我最喜欢的便是晚饭后拿把竹椅,坐在树荫下,吃着井水里泡过的杨梅,吹着凉爽的夜风,听树上的蝉鸣,那真是神仙也似的生活

其实,我那时并不知道蝉鸣是从什么时候开始的,只知道七月梅雨时,蝉叫得更响。东山一片绿意葱郁,生机盎然。在诸多生机中,蝉唱是领了衔的。无论是太湖边,还是东山脚,到处都沉浸在蝉唱的交响乐中。大蝉嘈嘈,小蝉唧唧,最撩人的是俗名“夜思多”的,一咏三叹“夜思多、夜思多”,便如痴男怨妇的声声呐唤。

我时常会找一个僻静浓荫处坐定,品着杨梅,细细把玩起漫山遍野此起彼落的蝉唱声。

蝉是弱者,吸风吮露,栖息林间,是黄雀、螳螂和蝉这一生物链的末端,弱小无援。小时,我常用竹竿顶端涂些面筋,循声一粘,蝉便成了俘虏,悲鸣半天一天终于死去。于是总觉得,这蝉真是可怜又可悲。

东山的蝉唱,声情并茂,犹如在唱江南的昆曲、评弹或越剧。字正腔圆,让人品赏不已,陶然忘机。

这当然是我的想象,因为跟着祖母常听弹词、昆剧,也就喜欢上了这些传统艺术

品梅听蝉,当时不知道这是一种自得其乐,现在想想人或许是需要有这种境界的。大千世界,景物无穷,谁都没有能耐一一亲历。何不来点自得其乐,拟物状景不求真切,只须切合心神,自造境界,带几分模糊反而韵致独具,人也就会处处满足,事事自得。

东山在一片蝉噪中显得分外宁静,我的心也沉醉在蝉唱中,在荡涤下得到净化。后来读大学时,常与附近的一位老和尚斗机锋,他夸我悟性高。其实,应该说我小时候的听蝉,早就实实在在听到了一个字——禅。

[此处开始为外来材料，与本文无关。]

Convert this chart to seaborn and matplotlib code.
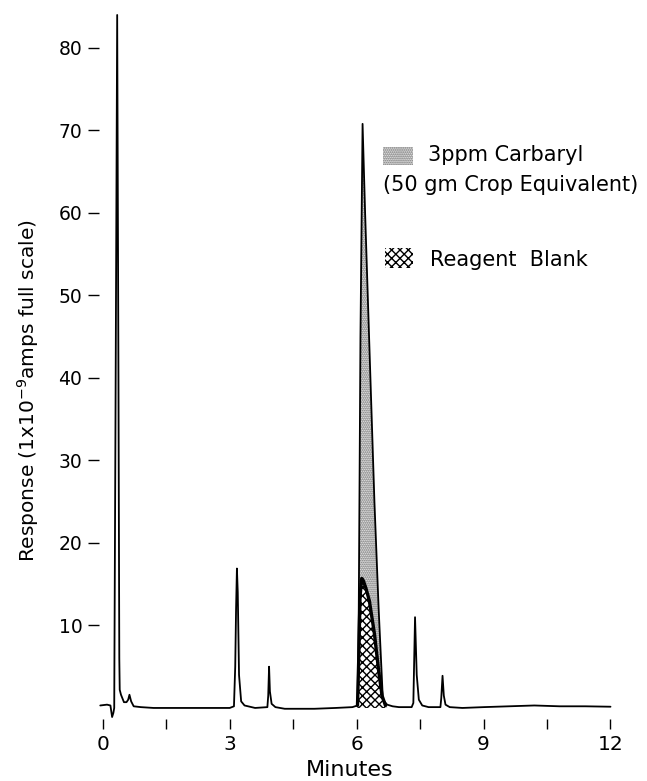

于杨梅中品酸甜,嚼出生活的滋味;于绿叶中听蝉唱,从蝉唱中品韵味。管他事过境迁,一切空幻,至少在那一段时间里得到了莫大的享受。

后来到了上海,去东山少了,因此杨梅也吃得少了。惯常于耳的大多是汽车的轰鸣,蝉唱也少了。

然而,记忆中的梅雨天,有摘杨梅的兴奋,有品杨梅的快乐,也有听蝉鸣的悠闲。